TASK PROMPT:
Starting with the first line of the data below, copy each line up to and including the one containing "ax = fig.add_axes([0.1544, 0.0855, 0.7733, 0.8683])". Pictures stay out.

Figure scripts:
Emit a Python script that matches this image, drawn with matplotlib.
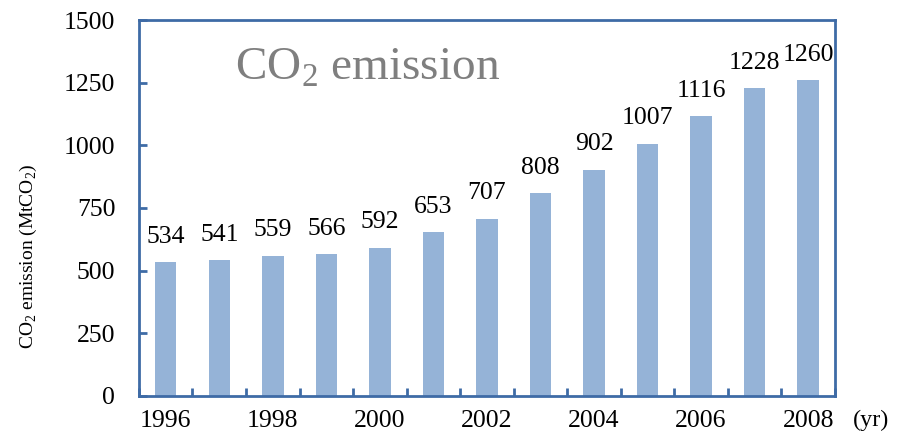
import numpy as np
import matplotlib.pyplot as plt

years = [1996, 1997, 1998, 1999, 2000, 2001, 2002, 2003, 2004, 2005, 2006, 2007, 2008]
emission = [534, 541, 559, 566, 592, 653, 707, 808, 902, 1007, 1116, 1228, 1260]
yticks = [0, 250, 500, 750, 1000, 1250, 1500]

plt.rcParams["font.family"] = ["Liberation Serif", "DejaVu Serif"]
plt.rcParams["mathtext.fontset"] = "custom"
plt.rcParams["mathtext.rm"] = "Liberation Serif"

AX_COL = "#3E6BA6"
BAR_COL = "#95B3D7"

fig = plt.figure(figsize=(9, 4.33), dpi=100)
ax = fig.add_axes([0.1544, 0.0855, 0.7733, 0.8683])

x = np.arange(len(years))
ax.bar(x, emission, width=0.4, color=BAR_COL)
for xi, v in zip(x, emission):
    ax.text(xi, v + 78, str(v), ha="center", va="baseline", fontsize=18.5)

ax.set_xlim(-0.5, len(years) - 0.5)
ax.set_ylim(0, 1500)
ax.set_yticks(yticks)
ax.set_yticklabels([str(t) for t in yticks], fontsize=18.5)

# boundary ticks between bars, labels on every other year
ax.set_xticks(np.arange(-0.5, len(years), 1.0))
ax.set_xticklabels([])
ax.set_xticks(x[::2], minor=True)
ax.set_xticklabels([str(y) for y in years[::2]], minor=True, fontsize=18.5)
ax.tick_params(axis="x", which="major", direction="in", length=6, width=2, color=AX_COL)
ax.tick_params(axis="x", which="minor", length=0, pad=10)
ax.tick_params(axis="y", direction="in", length=6, width=2, color=AX_COL, pad=17)

for s in ax.spines.values():
    s.set_color(AX_COL)
    s.set_linewidth(2)

fig.text(28 / 900, 1 - 256 / 433, r"CO$_2$ emission (MtCO$_2$)", rotation=90,
         ha="center", va="center", fontsize=14)
ax.text(0.329, 0.872, r"CO$_2$ emission", transform=ax.transAxes,
        ha="center", va="center", fontsize=34, color="#7F7F7F")
fig.text(0.968, 0.03, "(yr)", ha="center", va="center", fontsize=17.5)

fig.savefig("out.png", dpi=100)
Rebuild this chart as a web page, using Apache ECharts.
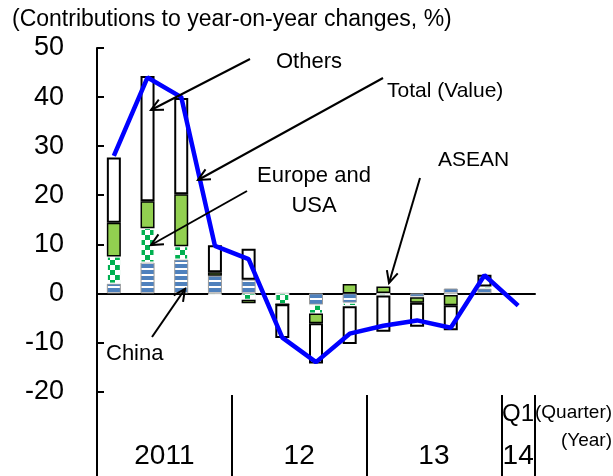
<!DOCTYPE html>
<html style="height: 100%; width:100%">
<head>
    <meta charset="utf-8">
    <script type="text/javascript" src="https://cdn.jsdelivr.net/npm/echarts@6/dist/echarts.min.js"></script>
</head>
<body style="height: 100%; width: 100%; margin: 0; background:#fff">
<div id="container" style="width:613px;height:476px"></div>
<script type="text/javascript">
// quarters 2011Q1 .. 2014Q1
var quarters = ['11Q1','11Q2','11Q3','11Q4','12Q1','12Q2','12Q3','12Q4','13Q1','13Q2','13Q3','13Q4','14Q1'];
var china  = [2.0, 6.3, 6.9, 3.6, 2.8, 0, -2.3, -1.9, 0.1, -0.7, 1.0, 1.0, null];
var asean  = [5.5, 7.0, 2.7, -0.3, -1.3, -2.2, -1.8, -0.7, -0.4, -0.1, -0.3, 0.4, null];
var euUsa  = [6.9, 5.5, 10.6, 0.7, -0.7, 0, -2.0, 1.9, 1.3, -1.1, -2.1, -0.3, null];
var others = [13.3, 25.5, 19.6, 5.5, 6.3, -6.9, -8.2, -7.7, -7.4, -4.9, -5.1, 2.4, null];
var total  = [28, 44, 40, 9.7, 7, -9, -14, -8.2, -6.6, -5.5, -7, 3.7, -2.5];

var yTicks = [-20, -10, 0, 10, 20, 30, 40, 50];
var years = ['2011', '12', '13', '14'];
var yearPos = [2, 6, 10, 12.5];
var yearBreaks = [4, 8, 12, 13];

var FONT = 'Liberation Sans, Arial, sans-serif';

function stripes() {
    var c = document.createElement('canvas');
    c.width = 6; c.height = 6;
    var ctx = c.getContext('2d');
    ctx.fillStyle = '#ffffff'; ctx.fillRect(0, 0, 6, 6);
    ctx.fillStyle = '#4f81bd'; ctx.fillRect(0, 0, 6, 4);
    return c;
}
function checker() {
    var c = document.createElement('canvas');
    c.width = 10; c.height = 10;
    var ctx = c.getContext('2d');
    ctx.fillStyle = '#ffffff'; ctx.fillRect(0, 0, 10, 10);
    ctx.fillStyle = '#00b050';
    ctx.fillRect(0, 0, 5, 5); ctx.fillRect(5, 5, 5, 5);
    return c;
}

function arrow(x1, y1, x2, y2) {
    var a = Math.atan2(y2 - y1, x2 - x1), h = 13, s = 0.45;
    return [
        {type: 'line', z: 100, shape: {x1: x1, y1: y1, x2: x2, y2: y2}, style: {stroke: '#000', lineWidth: 2}},
        {type: 'polyline', z: 100, shape: {points: [
            [x2 - h * Math.cos(a - s), y2 - h * Math.sin(a - s)], [x2, y2],
            [x2 - h * Math.cos(a + s), y2 - h * Math.sin(a + s)]]},
            style: {stroke: '#000', lineWidth: 2, fill: null}}
    ];
}
function label(txt, x, y, size, align) {
    return {type: 'text', z: 100, style: {text: txt, x: x, y: y, fill: '#000', font: size + 'px ' + FONT,
        textAlign: align || 'left', textVerticalAlign: 'middle'}};
}

var myChart = echarts.init(document.getElementById('container'));

var graphics = [
    label('(Contributions to year-on-year changes, %)', 12, 20, 23),
    label('Others', 276, 62, 22),
    label('Total (Value)', 387, 91, 21),
    label('ASEAN', 438, 160, 21),
    label('Europe and', 314, 176, 22, 'center'),
    label('USA', 314, 206, 22, 'center'),
    label('China', 106, 354, 22),
    label('Q1', 518, 414, 24, 'center'),
    label('(Quarter)', 535, 413, 19),
    label('(Year)', 612, 441, 19, 'right')
].concat(arrow(250, 59, 151, 110), arrow(383, 78, 198, 180), arrow(247, 191, 151, 245),
    arrow(152, 337, 185, 289), arrow(420, 178, 389, 283));

var option = {
    animation: false,
    backgroundColor: '#fff',
    grid: {left: 97, right: 78, top: 48, bottom: 0, containLabel: false},
    xAxis: [{
        type: 'category',
        data: quarters,
        axisLine: {onZero: true, lineStyle: {color: '#000', width: 2}},
        axisTick: {show: false},
        axisLabel: {show: false}
    }, {
        type: 'value',
        min: 0,
        max: 13,
        position: 'bottom',
        axisLine: {show: false, onZero: false},
        splitLine: {show: false},
        axisTick: {show: true, inside: true, length: 81, customValues: yearBreaks,
            lineStyle: {color: '#000', width: 2}},
        axisLabel: {inside: true, margin: 6, customValues: yearPos, fontSize: 28, color: '#000',
            fontFamily: FONT,
            formatter: function (v) { return years[yearPos.indexOf(v)]; }}
    }],
    yAxis: {
        type: 'value',
        min: -37.2,
        max: 50,
        axisLine: {show: true, lineStyle: {color: '#000', width: 2}},
        axisTick: {show: true, inside: true, length: 7, customValues: yTicks,
            lineStyle: {color: '#000', width: 2}},
        axisLabel: {customValues: yTicks, fontSize: 27, color: '#000', margin: 33, fontFamily: FONT},
        splitLine: {show: false}
    },
    series: [{
        name: 'China', type: 'bar', stack: 'c', barWidth: 14, data: china,
        itemStyle: {color: {image: stripes(), repeat: 'repeat'}, borderColor: '#999', borderWidth: 1}
    }, {
        name: 'ASEAN', type: 'bar', stack: 'c', barWidth: 14, data: asean,
        itemStyle: {color: {image: checker(), repeat: 'repeat'}, borderColor: '#fff', borderWidth: 1}
    }, {
        name: 'Europe and USA', type: 'bar', stack: 'c', barWidth: 14, data: euUsa,
        itemStyle: {color: '#92d050', borderColor: '#000', borderWidth: 1.5}
    }, {
        name: 'Others', type: 'bar', stack: 'c', barWidth: 14, data: others,
        itemStyle: {color: '#fff', borderColor: '#000', borderWidth: 2}
    }, {
        name: 'Total (Value)', type: 'line', data: total, symbol: 'none', z: 5,
        lineStyle: {color: '#0000ff', width: 4.5}
    }],
    graphic: graphics
};
myChart.setOption(option);
</script>
</body>
</html>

SOLUTION TO THIS PROBLEM:
Emit a Python script that matches this image, drawn with matplotlib.
import numpy as np
import matplotlib.pyplot as plt

years = [1996, 1997, 1998, 1999, 2000, 2001, 2002, 2003, 2004, 2005, 2006, 2007, 2008]
emission = [534, 541, 559, 566, 592, 653, 707, 808, 902, 1007, 1116, 1228, 1260]
yticks = [0, 250, 500, 750, 1000, 1250, 1500]

plt.rcParams["font.family"] = ["Liberation Serif", "DejaVu Serif"]
plt.rcParams["mathtext.fontset"] = "custom"
plt.rcParams["mathtext.rm"] = "Liberation Serif"

AX_COL = "#3E6BA6"
BAR_COL = "#95B3D7"

fig = plt.figure(figsize=(9, 4.33), dpi=100)
ax = fig.add_axes([0.1544, 0.0855, 0.7733, 0.8683])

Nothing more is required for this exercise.